All ten Carsons grinned at once.

Althea’s sisters stood like her, watching. They were feeling what she was—fear, and also disgust. Carsons were confrontational. They were engineers, but also leaders. They liked being in charge, even in Vispera, where the only hierarchy was age and decisions were made by consensus. Still, the community celebrated the Carsons’ sense of leadership as much as it did the Nylas’ work in the labs or the Ingas’ paintings. The community taught the young people that they should think of the differences in the models as the various organs of the body, each with its own role, but working together for the good of the whole.

This, however, was the bad side of the Carsons.

As much as Althea didn’t like what the Carsons and Samuels were doing, it was painfully clear to everyone that Jack wasn’t Homo factus. He did mostly look like all of them, but that only made the blankness they felt from him more terrible. Everyone’s emotions were so strong. In one moment of communing, Althea could most palpably feel her sisters’ sick fear. Under that, she sensed the uneasy, excited tension of the Samuels, and then the current of gleeful anger emanating from the Carsons. Like everyone else, she felt nothing from the boy. As if he were an animal. As if he were dead.

Jack’s shoulders hunched forward. Another Carson threw a pebble at his forehead. The pebbles weren’t large enough to cause more than a brief sting, but Jack’s eyes darted from face to face as if he feared what might come next.

Althea peered toward the window of their classroom. Where was the Samuel? And then she saw him. He was watching the students through a window. He was frowning and taking notes. Why didn’t he do something?

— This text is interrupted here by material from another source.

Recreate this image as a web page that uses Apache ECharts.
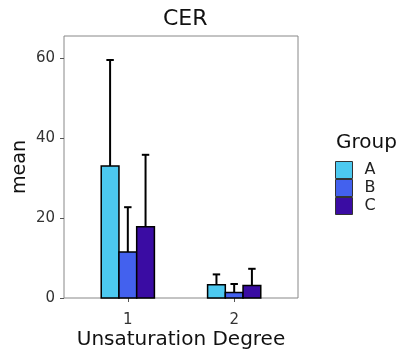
<!DOCTYPE html>
<html>
<head>
<meta charset="utf-8">
<script src="https://cdn.jsdelivr.net/npm/echarts@6/dist/echarts.min.js"></script>
<style>
  html, body { margin: 0; padding: 0; background: #fff; }
  #cer { width: 400px; height: 350px; }
</style>
</head>
<body>
<div id="cer"></div>
<script>
// values
var categories = [1, 2];
var groups = ['A', 'B', 'C'];
var colors = ['#4cc9f0', '#4361ee', '#3a0ca3'];
var meanA = [33.0, 3.3];
var meanB = [11.5, 1.4];
var meanC = [17.8, 3.1];
var upperA = [59.5, 5.9];
var upperB = [22.7, 3.5];
var upperC = [35.8, 7.3];
var yTicks = [0, 20, 40, 60];

var means = [meanA, meanB, meanC];
var uppers = [upperA, upperB, upperC];
var dodge = 0.5;            // total width of one group of bars (x units)
var barW = dodge / groups.length;
var capHalf = 0.035;

function makeSeries(g) {
  var data = categories.map(function (c, i) {
    return [c, means[g][i], uppers[g][i]];
  });
  return {
    name: groups[g],
    type: 'custom',
    itemStyle: { color: colors[g], borderColor: '#000', borderWidth: 1.5 },
    data: data,
    renderItem: function (params, api) {
      var x = api.value(0), y = api.value(1), up = api.value(2);
      var x0 = x - dodge / 2 + g * barW;
      var xc = x0 + barW / 2;
      var tl = api.coord([x0, y]);
      var br = api.coord([x0 + barW, 0]);
      var top = api.coord([xc, up]);
      var mid = api.coord([xc, y]);
      var cl = api.coord([xc - capHalf, up]);
      var cr = api.coord([xc + capHalf, up]);
      return {
        type: 'group',
        children: [
          { type: 'line', shape: { x1: mid[0], y1: mid[1], x2: top[0], y2: top[1] },
            style: { stroke: '#000', lineWidth: 2 } },
          { type: 'line', shape: { x1: cl[0], y1: cl[1], x2: cr[0], y2: cr[1] },
            style: { stroke: '#000', lineWidth: 2 } },
          { type: 'rect', shape: { x: tl[0], y: tl[1], width: br[0] - tl[0], height: br[1] - tl[1] },
            style: { fill: api.visual('color'), stroke: '#000', lineWidth: 1.5 } }
        ]
      };
    }
  };
}

var chart = echarts.init(document.getElementById('cer'));
chart.setOption({
  animation: false,
  textStyle: { fontFamily: 'DejaVu Sans' },
  title: [
    { text: 'CER', left: 158, top: 3,
      textStyle: { fontSize: 22, fontWeight: 'normal', color: '#111' } },
    { text: 'Group', left: 331, top: 128,
      textStyle: { fontSize: 20, fontWeight: 'normal', color: '#111' } }
  ],
  legend: {
    orient: 'vertical', left: 330, top: 156,
    itemWidth: 17, itemHeight: 17, itemGap: 0,
    icon: 'rect',
    itemStyle: { borderColor: '#333', borderWidth: 1 },
    textStyle: { fontSize: 16, color: '#222', padding: [0, 0, 0, 7] },
    data: groups
  },
  grid: { left: 64, right: 102, top: 36, bottom: 52, show: true,
    outerBoundsMode: 'none', containLabel: false,
    borderColor: '#888', borderWidth: 1, backgroundColor: '#fff' },
  xAxis: {
    type: 'value', min: 0.4, max: 2.6,
    name: 'Unsaturation Degree', nameLocation: 'middle', nameGap: 32,
    nameMoveOverlap: false,
    nameTextStyle: { fontSize: 20, color: '#111' },
    axisLine: { show: false },
    axisTick: { show: true, length: 4, customValues: categories, lineStyle: { color: '#555' } },
    axisLabel: { customValues: categories, margin: 15, fontSize: 15, color: '#333' },
    splitLine: { show: false }
  },
  yAxis: {
    type: 'value', min: 0, max: 65.5,
    name: 'mean', nameLocation: 'middle', nameGap: 34, nameRotate: 90,
    nameMoveOverlap: false,
    nameTextStyle: { fontSize: 19, color: '#111' },
    axisLine: { show: false },
    axisTick: { show: true, length: 4, customValues: yTicks, lineStyle: { color: '#555' } },
    axisLabel: { customValues: yTicks, margin: 9, fontSize: 15, color: '#333' },
    splitLine: { show: false }
  },
  series: groups.map(function (g, i) { return makeSeries(i); })
});
</script>
</body>
</html>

It occurred to her then that this was the test the Council had planned. It wasn’t on history or science, or anything they’d studied for. The test was how they acted today, with this boy the Council had thrust upon them. And perhaps they were watching Jack as well, to see how he would fit in. But surely Samuel-299 wouldn’t let things go too far. Althea didn’t like the sneers growing on the Carsons’ faces.